By Paul G. Donohue, M.D.

What Are ‘Significant’ Lapses of Memory?


DEAR DR. DONOHUE: My mother is 69 and has, during the past few years, shown signs of memory problems. In the span of 20 minutes, she might ask the same question several times. She has trouble following the flow of conversation. I am concerned she might be forgetting her medicines. I called her physician and was told that until she forgets what things like toasters are used for, there is no real concern. Isn’t early intervention a key to treating Alzheimer’s? -- M.K.



ANSWER: With age, it takes more time to retrieve information from the memory than it does in youth. That’s normal. It’s also normal for older people, given a sufficient amount of time, to recall the events of the preceding day or of special occasions. They might, on occasion, find it difficult to come up with a particular word, but they should be able to continue to perform tasks like balancing a checkbook. They might misplace things, as we all do. However, they can institute a search in an orderly and methodical way.

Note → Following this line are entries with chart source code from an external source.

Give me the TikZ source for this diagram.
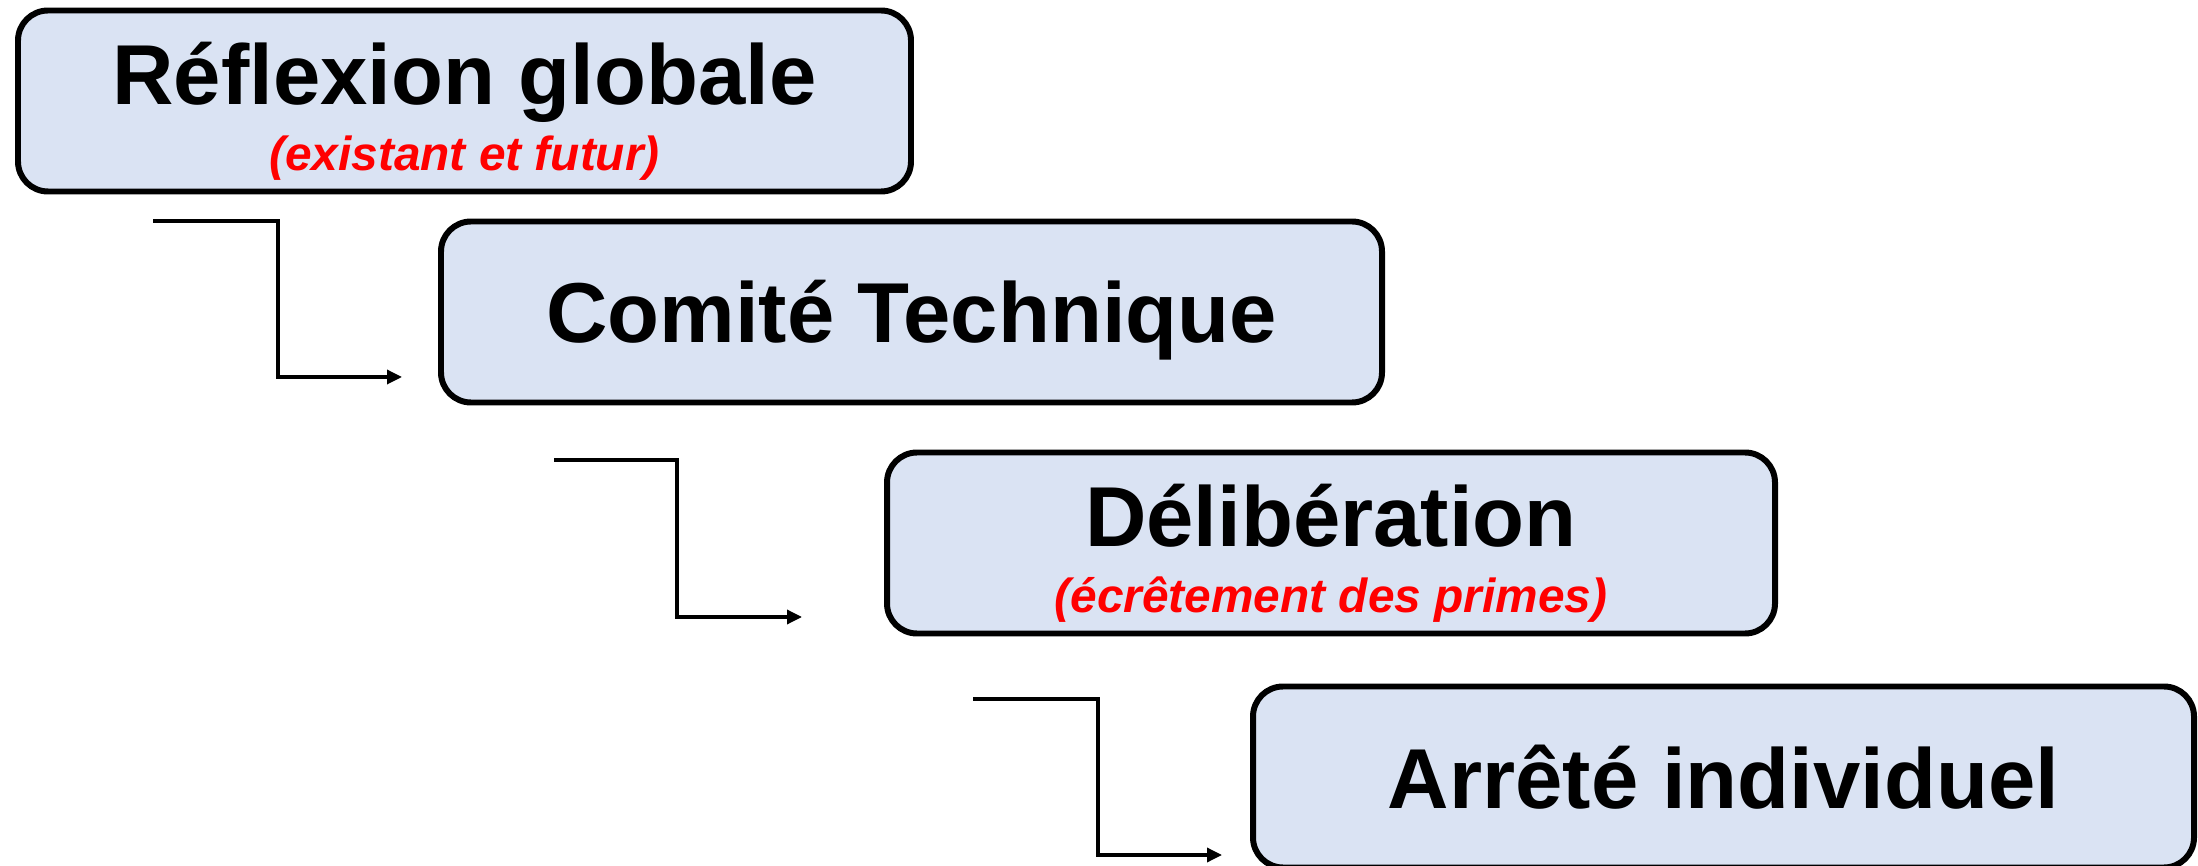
\documentclass[tikz,border=0pt]{standalone}
\usepackage{fontspec}
\setmainfont{Liberation Sans}
\usetikzlibrary{arrows.meta,calc}
\definecolor{boxblue}{HTML}{DAE3F3}
\tikzset{
  stage/.style={draw=black, line width=1.7pt, fill=boxblue, rounded corners=3mm, minimum height=18.1mm, inner sep=0pt},
  title/.style={anchor=base, inner sep=0pt, font=\bfseries\fontsize{24.2}{29}\selectfont},
  note/.style={anchor=base, inner sep=0pt, text=red, font=\bfseries\itshape\fontsize{13.6}{16}\selectfont},
  flow/.style={line width=0.95pt, -{Triangle[length=1.5mm,width=1.4mm]}},
}
\begin{document}
\begin{tikzpicture}[x=0.1mm, y=-0.1mm]
  \useasboundingbox (0,0) rectangle (2198,866);
  % the four stages
  \node[stage, minimum width=89.3mm] (refl) at (464.5,101) {};
  \node[stage, minimum width=94.1mm] (tech) at (911.5,312) {};
  \node[stage, minimum width=88.8mm] (delib) at (1331,543) {};
  \node[stage, minimum width=94.1mm] (arrete) at (1723.5,777) {};
  \node[title] (reflT) at ($(refl.center)+(0,4)$) {Réflexion globale};
  \node[note] (reflN) at ($(refl.center)+(0,70)$) {(existant et futur)};
  \node[title] (techT) at ($(tech.center)+(0,31)$) {Comité Technique};
  \node[title] (delibT) at ($(delib.center)+(0,4)$) {Délibération};
  \node[note] (delibN) at ($(delib.center)+(0,70)$) {(écrêtement des primes)};
  \node[title] (arreteT) at ($(arrete.center)+(0,31)$) {Arrêté individuel};
  % steps between them
  \coordinate (a1) at (153,221);  \coordinate (b1) at (278,221);  \coordinate (c1) at (402,377);
  \coordinate (a2) at (554,460);  \coordinate (b2) at (677,460);  \coordinate (c2) at (802,617);
  \coordinate (a3) at (973,699);  \coordinate (b3) at (1098,699); \coordinate (c3) at (1222,855);
  \draw[flow] (a1) -- (b1) |- (c1);
  \draw[flow] (a2) -- (b2) |- (c2);
  \draw[flow] (a3) -- (b3) |- (c3);
\end{tikzpicture}
\end{document}
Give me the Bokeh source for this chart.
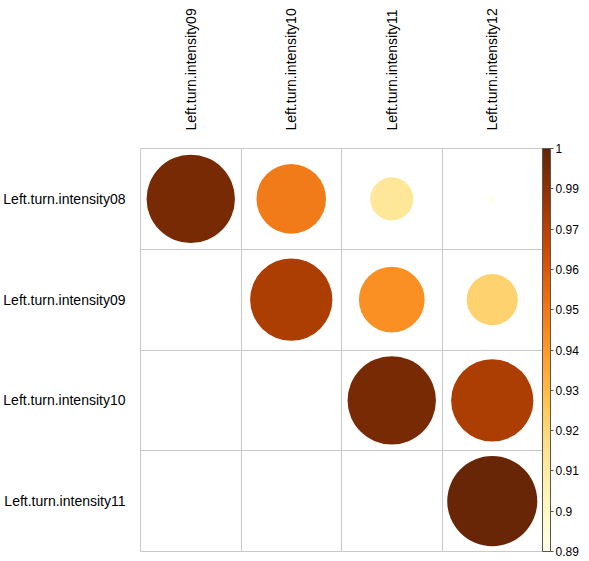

It’s not normal to forget an entire event even when they are given promptings of what has happened. Misplacing things because the things have been put in strange places isn’t normal. An example is putting the car keys in the refrigerator.

Neurologists, geriatricians (doctors who specialize in the treatment of the elderly), psychiatrists and psychologists administer tests that more precisely reflect a person’s memory and thinking capabilities. Having your mother tested isn’t a bad idea, and she should not take offense at the suggestion.

Four medicines constitute the bulk of prescriptions written for Alzheimer’s disease. They are Aricept, Razadyne, Exelon and Namenda. The first three are usually prescribed for the early stages of this illness. None is a cure. They can slow its progression. Dozens of new medicines are currently under investigation.